SUPPLIED MATERIAL ▸

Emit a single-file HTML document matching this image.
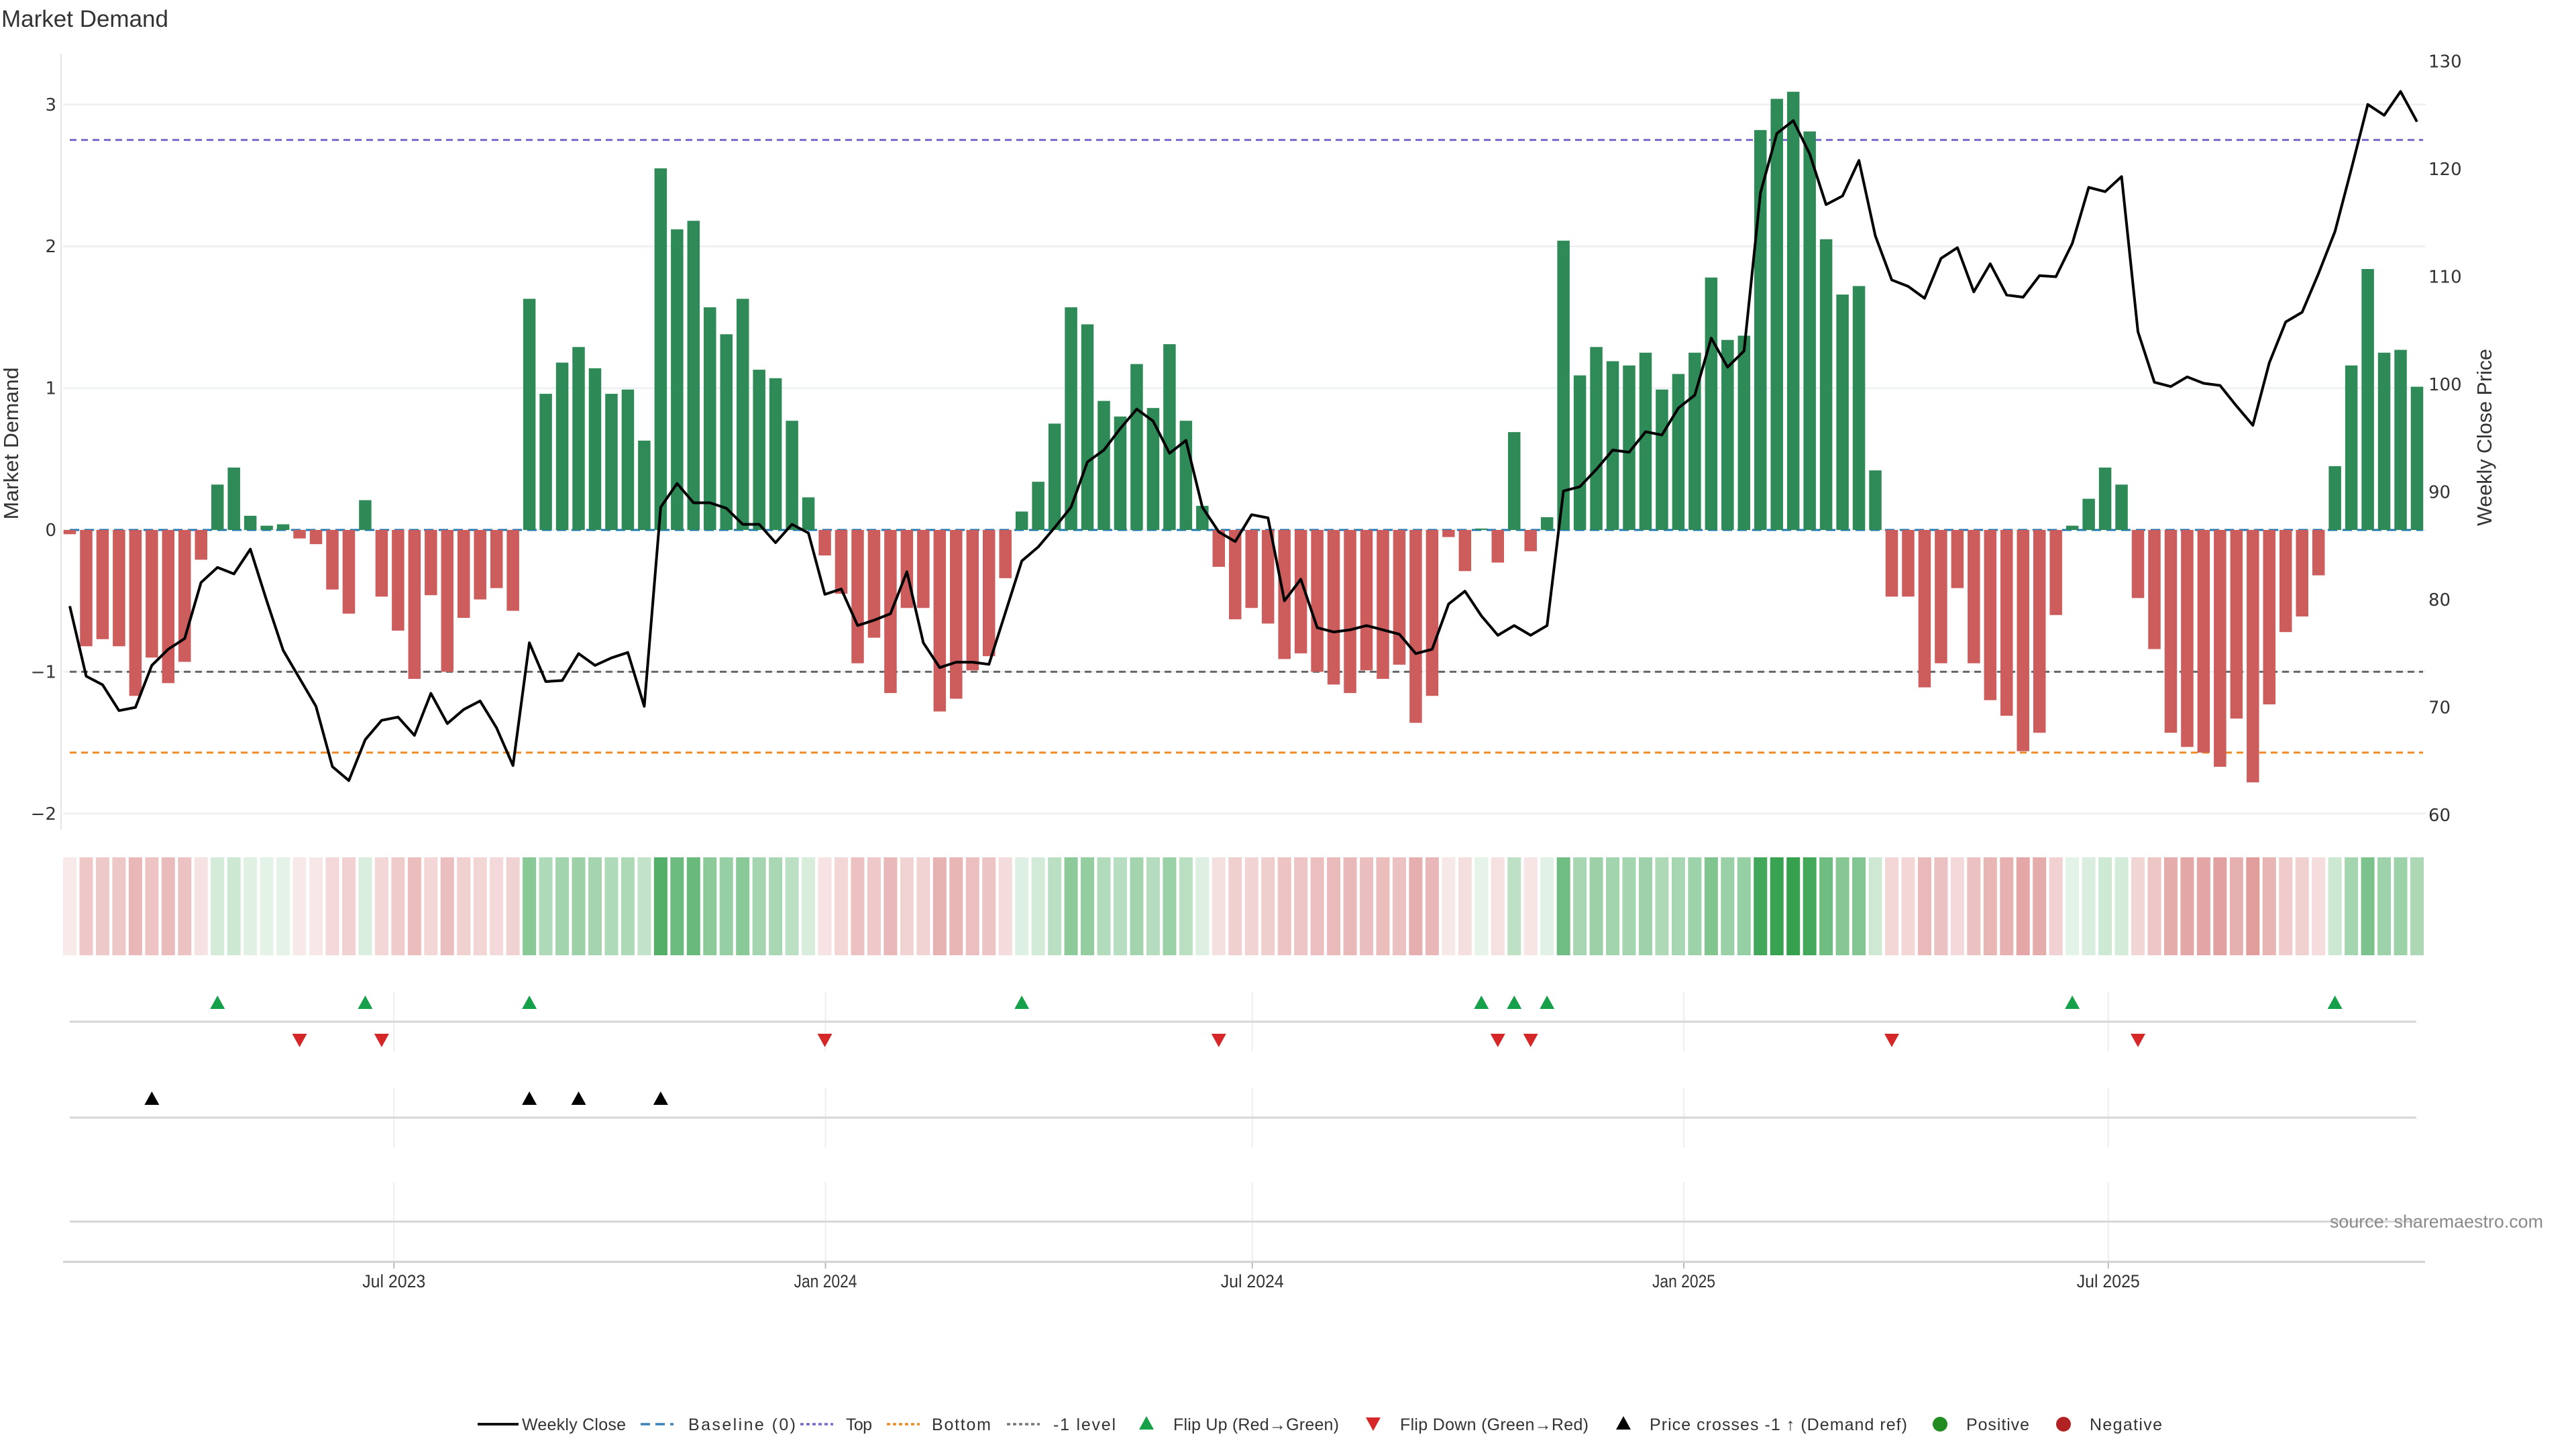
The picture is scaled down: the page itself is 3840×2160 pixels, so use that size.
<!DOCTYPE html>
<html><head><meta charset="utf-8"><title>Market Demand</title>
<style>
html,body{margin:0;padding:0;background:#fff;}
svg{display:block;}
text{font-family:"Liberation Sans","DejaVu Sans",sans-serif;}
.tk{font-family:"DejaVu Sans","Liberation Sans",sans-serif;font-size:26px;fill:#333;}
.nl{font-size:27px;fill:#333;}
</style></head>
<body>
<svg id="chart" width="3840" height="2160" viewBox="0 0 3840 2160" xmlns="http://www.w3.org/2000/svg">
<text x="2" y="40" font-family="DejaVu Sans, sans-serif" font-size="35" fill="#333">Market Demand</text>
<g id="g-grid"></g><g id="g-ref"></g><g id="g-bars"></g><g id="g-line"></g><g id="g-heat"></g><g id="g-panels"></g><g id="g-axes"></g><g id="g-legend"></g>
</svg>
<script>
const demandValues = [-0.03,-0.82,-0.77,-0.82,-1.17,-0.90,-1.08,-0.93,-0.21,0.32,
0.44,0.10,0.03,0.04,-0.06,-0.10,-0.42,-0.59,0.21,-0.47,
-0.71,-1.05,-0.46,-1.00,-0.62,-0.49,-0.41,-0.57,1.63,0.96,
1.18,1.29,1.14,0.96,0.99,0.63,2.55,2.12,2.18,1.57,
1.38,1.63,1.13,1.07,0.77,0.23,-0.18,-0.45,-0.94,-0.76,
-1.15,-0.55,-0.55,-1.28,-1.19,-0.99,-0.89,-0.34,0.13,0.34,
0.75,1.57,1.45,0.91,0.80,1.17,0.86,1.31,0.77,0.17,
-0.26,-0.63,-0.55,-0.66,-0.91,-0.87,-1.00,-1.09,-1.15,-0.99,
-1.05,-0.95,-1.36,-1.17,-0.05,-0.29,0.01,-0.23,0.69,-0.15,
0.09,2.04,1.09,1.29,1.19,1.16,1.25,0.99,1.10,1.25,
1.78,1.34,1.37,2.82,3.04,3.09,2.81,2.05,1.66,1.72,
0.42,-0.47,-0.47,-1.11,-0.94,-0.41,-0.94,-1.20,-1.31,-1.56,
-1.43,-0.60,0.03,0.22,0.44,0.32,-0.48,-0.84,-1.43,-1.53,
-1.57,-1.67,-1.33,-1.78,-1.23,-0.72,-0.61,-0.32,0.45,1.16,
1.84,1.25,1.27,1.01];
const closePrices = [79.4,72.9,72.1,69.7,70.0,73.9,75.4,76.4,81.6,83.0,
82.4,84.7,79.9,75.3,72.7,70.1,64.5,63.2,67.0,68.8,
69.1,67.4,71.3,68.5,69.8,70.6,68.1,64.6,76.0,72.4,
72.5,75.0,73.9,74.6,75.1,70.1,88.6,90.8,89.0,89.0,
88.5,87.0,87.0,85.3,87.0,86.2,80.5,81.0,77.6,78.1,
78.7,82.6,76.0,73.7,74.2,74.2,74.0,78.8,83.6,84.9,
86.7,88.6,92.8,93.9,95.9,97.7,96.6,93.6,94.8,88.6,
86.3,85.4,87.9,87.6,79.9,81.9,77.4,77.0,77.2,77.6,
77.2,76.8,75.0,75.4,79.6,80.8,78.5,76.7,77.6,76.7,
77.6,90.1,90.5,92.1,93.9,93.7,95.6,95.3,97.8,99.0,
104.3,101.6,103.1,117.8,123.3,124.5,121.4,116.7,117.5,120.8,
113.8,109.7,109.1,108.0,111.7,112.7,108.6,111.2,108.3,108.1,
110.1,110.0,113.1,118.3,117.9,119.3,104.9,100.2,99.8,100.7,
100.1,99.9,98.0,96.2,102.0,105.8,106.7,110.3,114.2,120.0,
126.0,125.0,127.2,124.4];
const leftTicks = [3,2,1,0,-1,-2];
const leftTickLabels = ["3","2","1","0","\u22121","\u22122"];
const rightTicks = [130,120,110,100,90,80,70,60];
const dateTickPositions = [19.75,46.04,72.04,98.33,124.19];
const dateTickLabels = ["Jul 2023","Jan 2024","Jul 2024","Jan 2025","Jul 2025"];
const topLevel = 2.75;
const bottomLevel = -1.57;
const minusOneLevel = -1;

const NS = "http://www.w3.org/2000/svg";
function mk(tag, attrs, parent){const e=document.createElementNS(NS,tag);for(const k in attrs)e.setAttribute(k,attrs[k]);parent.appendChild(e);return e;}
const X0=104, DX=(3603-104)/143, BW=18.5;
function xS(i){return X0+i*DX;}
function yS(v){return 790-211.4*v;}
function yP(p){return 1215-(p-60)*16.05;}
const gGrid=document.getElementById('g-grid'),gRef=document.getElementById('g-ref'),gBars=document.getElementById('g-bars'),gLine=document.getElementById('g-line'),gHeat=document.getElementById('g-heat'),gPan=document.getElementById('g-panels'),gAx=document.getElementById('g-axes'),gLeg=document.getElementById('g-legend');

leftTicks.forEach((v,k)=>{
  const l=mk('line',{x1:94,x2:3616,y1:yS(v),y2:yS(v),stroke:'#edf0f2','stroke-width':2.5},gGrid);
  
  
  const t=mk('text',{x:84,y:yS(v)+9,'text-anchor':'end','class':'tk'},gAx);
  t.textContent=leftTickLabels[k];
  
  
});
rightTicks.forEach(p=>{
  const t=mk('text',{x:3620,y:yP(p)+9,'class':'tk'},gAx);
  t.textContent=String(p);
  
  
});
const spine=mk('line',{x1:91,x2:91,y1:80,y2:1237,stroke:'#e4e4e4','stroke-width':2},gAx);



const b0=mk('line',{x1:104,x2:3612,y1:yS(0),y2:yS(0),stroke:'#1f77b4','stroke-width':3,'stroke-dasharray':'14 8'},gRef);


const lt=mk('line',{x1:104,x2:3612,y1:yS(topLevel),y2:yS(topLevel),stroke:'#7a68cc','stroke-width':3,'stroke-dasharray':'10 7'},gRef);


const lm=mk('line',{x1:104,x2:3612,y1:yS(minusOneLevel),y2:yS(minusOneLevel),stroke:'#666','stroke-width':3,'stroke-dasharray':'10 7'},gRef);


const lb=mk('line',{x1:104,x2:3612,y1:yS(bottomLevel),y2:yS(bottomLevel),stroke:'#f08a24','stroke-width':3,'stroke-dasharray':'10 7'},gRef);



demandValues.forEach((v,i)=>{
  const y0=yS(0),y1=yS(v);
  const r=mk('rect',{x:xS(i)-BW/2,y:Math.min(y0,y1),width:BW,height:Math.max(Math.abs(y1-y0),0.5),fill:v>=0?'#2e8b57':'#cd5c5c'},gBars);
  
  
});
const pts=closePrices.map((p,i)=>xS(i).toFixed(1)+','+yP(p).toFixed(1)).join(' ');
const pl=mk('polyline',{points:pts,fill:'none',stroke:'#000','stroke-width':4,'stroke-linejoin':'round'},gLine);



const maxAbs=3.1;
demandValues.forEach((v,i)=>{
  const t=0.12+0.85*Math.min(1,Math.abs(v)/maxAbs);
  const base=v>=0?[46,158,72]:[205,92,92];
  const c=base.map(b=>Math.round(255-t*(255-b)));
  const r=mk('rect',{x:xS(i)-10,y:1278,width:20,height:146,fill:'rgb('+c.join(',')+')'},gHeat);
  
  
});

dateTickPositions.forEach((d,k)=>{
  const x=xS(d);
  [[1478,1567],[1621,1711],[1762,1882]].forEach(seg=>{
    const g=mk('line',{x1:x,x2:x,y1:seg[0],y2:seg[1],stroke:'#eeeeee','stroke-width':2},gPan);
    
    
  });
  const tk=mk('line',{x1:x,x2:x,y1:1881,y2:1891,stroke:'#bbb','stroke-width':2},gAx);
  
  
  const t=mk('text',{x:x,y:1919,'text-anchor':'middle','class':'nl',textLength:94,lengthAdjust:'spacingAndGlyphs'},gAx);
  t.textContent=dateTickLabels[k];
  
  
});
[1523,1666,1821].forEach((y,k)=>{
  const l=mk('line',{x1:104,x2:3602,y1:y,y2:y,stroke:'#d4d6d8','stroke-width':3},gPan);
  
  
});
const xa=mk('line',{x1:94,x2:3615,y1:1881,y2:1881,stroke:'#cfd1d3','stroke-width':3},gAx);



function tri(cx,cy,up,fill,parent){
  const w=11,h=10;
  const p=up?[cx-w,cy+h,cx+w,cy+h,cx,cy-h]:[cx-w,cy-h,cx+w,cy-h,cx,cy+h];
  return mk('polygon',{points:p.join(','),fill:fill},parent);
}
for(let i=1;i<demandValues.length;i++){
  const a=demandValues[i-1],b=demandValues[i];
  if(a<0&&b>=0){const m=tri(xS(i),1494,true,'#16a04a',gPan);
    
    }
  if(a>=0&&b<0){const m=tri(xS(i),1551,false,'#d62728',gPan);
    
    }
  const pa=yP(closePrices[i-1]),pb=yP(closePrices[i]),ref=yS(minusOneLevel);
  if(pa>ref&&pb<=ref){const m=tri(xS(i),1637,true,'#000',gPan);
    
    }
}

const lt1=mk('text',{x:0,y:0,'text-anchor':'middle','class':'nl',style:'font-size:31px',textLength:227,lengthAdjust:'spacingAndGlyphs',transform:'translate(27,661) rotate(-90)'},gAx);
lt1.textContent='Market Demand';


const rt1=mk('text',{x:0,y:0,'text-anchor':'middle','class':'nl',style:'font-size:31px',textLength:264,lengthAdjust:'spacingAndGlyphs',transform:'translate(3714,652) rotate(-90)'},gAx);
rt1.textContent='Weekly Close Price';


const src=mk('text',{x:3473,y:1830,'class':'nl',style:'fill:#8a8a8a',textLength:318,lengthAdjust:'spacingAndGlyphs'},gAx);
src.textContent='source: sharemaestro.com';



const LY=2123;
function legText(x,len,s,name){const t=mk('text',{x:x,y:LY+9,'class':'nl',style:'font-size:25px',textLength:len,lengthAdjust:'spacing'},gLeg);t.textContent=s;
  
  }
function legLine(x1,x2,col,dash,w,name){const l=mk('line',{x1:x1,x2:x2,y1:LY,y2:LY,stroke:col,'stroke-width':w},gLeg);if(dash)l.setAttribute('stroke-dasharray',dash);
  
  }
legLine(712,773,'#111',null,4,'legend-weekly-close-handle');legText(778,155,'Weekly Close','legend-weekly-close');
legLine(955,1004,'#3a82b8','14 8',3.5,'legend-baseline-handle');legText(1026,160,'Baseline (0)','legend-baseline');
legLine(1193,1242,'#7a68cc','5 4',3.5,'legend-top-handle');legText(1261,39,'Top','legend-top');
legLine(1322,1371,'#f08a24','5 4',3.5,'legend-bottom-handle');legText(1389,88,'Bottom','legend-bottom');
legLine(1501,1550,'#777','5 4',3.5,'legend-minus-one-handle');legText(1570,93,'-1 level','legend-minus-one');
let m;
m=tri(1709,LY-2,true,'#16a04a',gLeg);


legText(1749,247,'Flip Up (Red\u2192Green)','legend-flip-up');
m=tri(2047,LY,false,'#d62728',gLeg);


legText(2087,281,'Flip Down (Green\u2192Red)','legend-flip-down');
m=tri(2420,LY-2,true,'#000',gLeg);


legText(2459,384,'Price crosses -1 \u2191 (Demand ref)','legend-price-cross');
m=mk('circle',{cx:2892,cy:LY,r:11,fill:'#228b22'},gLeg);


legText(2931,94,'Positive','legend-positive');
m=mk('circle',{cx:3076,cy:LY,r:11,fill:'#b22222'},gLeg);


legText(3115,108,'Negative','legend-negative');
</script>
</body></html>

GIVEN EXERCISE ▸ Count the lines that include the word "down" and state the result as a bare number.

OUTPUT BELOW ▸ 2